With such serious problems ensnaring the incumbent government, one struggles to see how the long-term complications facing the country will be resolved. Pakistan has a bourgeoning youth population whose skillset pale in contrast to a competitive global labor market. An incoming job market crisis is a ticking time bomb. Historically, the country’s economy has been driven by import consumption and a sharp pivot to an export-led economy is required. This pivot seems more daunting with a high number of Pakistani professionals seeking employment opportunities abroad and a poor business environment within the country.

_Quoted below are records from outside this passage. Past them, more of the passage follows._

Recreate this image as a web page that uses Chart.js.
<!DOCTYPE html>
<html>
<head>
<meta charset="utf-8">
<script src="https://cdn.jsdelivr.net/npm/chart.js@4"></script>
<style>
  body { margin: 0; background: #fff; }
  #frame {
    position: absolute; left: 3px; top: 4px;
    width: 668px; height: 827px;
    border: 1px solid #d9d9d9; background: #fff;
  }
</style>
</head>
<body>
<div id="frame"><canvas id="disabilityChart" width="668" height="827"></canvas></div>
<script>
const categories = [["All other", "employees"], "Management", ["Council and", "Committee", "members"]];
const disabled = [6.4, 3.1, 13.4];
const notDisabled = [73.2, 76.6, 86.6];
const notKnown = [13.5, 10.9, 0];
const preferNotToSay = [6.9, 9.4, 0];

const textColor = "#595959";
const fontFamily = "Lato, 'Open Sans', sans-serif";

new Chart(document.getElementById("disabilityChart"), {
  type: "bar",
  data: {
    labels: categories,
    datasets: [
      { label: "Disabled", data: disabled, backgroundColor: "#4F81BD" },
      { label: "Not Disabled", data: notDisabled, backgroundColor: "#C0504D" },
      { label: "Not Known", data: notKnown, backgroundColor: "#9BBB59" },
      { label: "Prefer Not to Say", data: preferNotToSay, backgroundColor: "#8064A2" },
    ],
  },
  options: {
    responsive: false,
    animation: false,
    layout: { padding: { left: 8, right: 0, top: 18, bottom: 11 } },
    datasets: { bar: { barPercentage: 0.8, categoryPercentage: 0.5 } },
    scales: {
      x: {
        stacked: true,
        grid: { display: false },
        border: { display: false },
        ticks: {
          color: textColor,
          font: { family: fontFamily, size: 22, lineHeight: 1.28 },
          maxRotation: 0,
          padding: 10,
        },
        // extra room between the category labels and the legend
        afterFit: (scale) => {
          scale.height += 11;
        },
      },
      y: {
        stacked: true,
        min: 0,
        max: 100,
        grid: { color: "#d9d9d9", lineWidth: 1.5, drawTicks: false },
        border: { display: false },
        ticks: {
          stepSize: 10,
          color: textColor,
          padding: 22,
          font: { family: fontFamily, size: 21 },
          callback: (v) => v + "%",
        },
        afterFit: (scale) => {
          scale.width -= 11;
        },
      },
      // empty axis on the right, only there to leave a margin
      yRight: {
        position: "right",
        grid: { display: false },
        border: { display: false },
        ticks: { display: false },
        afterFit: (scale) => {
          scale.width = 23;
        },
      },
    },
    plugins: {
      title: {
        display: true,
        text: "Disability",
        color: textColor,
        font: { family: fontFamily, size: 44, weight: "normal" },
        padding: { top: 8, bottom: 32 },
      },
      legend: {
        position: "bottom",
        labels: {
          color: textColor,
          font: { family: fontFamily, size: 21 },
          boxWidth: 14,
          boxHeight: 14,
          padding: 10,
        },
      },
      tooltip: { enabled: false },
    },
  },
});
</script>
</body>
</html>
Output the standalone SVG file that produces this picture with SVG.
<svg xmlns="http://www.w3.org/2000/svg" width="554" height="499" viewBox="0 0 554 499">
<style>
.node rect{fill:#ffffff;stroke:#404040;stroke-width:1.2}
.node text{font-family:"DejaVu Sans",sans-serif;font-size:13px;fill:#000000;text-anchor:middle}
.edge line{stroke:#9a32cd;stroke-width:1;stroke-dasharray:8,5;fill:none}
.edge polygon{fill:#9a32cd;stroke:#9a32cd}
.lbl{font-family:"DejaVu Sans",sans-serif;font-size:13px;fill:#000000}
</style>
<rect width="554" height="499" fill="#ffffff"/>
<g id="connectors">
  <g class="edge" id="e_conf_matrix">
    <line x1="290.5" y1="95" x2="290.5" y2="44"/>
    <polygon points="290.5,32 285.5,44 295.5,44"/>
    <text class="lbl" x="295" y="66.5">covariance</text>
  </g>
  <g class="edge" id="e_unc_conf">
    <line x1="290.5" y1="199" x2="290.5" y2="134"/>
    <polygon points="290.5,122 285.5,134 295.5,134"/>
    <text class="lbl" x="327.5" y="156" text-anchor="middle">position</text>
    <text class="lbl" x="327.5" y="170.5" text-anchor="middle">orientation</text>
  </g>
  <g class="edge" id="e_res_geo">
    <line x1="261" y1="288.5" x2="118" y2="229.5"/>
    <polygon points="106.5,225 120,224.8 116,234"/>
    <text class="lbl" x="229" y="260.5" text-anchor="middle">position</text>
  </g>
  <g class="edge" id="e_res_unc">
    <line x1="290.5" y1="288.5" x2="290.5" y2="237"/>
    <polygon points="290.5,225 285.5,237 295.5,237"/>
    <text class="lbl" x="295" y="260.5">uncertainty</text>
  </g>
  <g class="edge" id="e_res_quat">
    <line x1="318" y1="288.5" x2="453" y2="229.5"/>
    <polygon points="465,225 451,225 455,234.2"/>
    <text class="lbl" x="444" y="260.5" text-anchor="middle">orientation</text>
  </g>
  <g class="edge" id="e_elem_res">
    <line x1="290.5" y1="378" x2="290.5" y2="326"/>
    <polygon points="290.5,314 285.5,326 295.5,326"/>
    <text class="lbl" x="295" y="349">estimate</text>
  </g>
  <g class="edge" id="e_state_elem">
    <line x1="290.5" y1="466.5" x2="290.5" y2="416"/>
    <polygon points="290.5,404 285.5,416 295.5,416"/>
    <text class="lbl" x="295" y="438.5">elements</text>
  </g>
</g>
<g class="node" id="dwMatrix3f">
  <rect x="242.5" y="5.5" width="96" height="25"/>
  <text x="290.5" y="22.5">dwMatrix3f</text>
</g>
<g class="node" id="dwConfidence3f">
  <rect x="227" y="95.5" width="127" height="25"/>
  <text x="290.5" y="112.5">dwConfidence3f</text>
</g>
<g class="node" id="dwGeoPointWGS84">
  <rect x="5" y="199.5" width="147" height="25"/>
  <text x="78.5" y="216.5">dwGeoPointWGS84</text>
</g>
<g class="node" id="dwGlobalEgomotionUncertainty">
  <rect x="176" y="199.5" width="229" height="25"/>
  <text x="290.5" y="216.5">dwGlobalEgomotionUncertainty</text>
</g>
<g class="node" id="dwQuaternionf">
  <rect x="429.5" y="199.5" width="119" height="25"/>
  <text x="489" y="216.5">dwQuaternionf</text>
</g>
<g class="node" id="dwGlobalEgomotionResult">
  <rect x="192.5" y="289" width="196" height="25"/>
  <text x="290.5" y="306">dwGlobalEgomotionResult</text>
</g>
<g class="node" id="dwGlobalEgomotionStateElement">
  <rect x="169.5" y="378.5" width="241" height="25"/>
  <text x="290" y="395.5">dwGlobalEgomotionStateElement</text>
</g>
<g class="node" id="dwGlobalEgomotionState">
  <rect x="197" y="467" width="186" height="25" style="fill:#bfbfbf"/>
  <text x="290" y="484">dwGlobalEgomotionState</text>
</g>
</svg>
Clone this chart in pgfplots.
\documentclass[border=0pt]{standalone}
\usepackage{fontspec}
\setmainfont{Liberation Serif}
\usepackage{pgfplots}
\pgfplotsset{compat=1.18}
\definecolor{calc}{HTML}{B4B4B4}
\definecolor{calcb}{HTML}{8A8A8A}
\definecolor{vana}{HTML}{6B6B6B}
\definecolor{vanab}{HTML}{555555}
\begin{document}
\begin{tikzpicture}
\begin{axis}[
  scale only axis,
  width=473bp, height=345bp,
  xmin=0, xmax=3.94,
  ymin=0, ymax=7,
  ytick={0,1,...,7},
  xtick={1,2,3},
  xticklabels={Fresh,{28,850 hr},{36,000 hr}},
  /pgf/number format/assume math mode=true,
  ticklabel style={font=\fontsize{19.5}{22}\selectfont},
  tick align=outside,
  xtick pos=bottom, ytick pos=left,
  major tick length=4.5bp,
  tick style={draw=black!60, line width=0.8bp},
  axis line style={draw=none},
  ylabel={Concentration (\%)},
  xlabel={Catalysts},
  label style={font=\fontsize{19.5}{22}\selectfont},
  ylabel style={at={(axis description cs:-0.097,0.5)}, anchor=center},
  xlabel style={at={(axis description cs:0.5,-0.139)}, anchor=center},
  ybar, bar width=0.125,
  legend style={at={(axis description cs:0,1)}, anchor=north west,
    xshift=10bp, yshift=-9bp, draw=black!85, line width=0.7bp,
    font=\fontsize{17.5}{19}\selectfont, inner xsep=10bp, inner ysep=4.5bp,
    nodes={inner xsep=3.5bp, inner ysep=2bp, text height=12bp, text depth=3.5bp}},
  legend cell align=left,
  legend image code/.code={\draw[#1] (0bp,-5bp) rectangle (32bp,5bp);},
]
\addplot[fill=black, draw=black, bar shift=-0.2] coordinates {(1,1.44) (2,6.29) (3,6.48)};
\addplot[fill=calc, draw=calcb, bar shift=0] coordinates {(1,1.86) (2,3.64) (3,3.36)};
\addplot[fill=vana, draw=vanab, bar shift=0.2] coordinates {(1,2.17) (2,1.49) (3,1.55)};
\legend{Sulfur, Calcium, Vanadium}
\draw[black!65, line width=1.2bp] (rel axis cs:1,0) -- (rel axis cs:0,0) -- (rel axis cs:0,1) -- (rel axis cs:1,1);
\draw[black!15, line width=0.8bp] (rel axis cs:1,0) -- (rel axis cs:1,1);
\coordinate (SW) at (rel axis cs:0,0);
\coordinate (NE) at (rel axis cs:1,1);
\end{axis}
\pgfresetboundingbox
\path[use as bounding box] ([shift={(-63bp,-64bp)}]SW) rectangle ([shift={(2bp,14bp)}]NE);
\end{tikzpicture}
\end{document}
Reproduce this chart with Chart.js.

Agriculture, which has been the backbone of Pakistan’s food security, has in terms of yield, productivity and innovation, remained stagnant for the past few decades. Lack of effective policy, climate change and poor urban planning has critically impacted this sector. State owned enterprises, running billions of rupees in losses, have all been politicized to the extent that no government is willing to spend political capital to resolve those entities.
While the economic ship is struggling to sail through these choppy waters, the government is listening to the band playing on the deck, as chaos wreaks havoc all around. One can ask what Pakistan gained by playing the Game of Thrones, nothing but despair and a polarized political environment, leaving the country extremely divided. With the recent spate in terrorist attacks, it seems the country is headed back to a period of turmoil and terrorism it so delicately and painfully managed to get out of not so long ago. With the dawn of the near year on the horizon, let this be the year where political engineering ceases, justice is dispensed on sound legal jurisprudence, and the government takes difficult but necessary economic decisions to steer the course and restructure the country.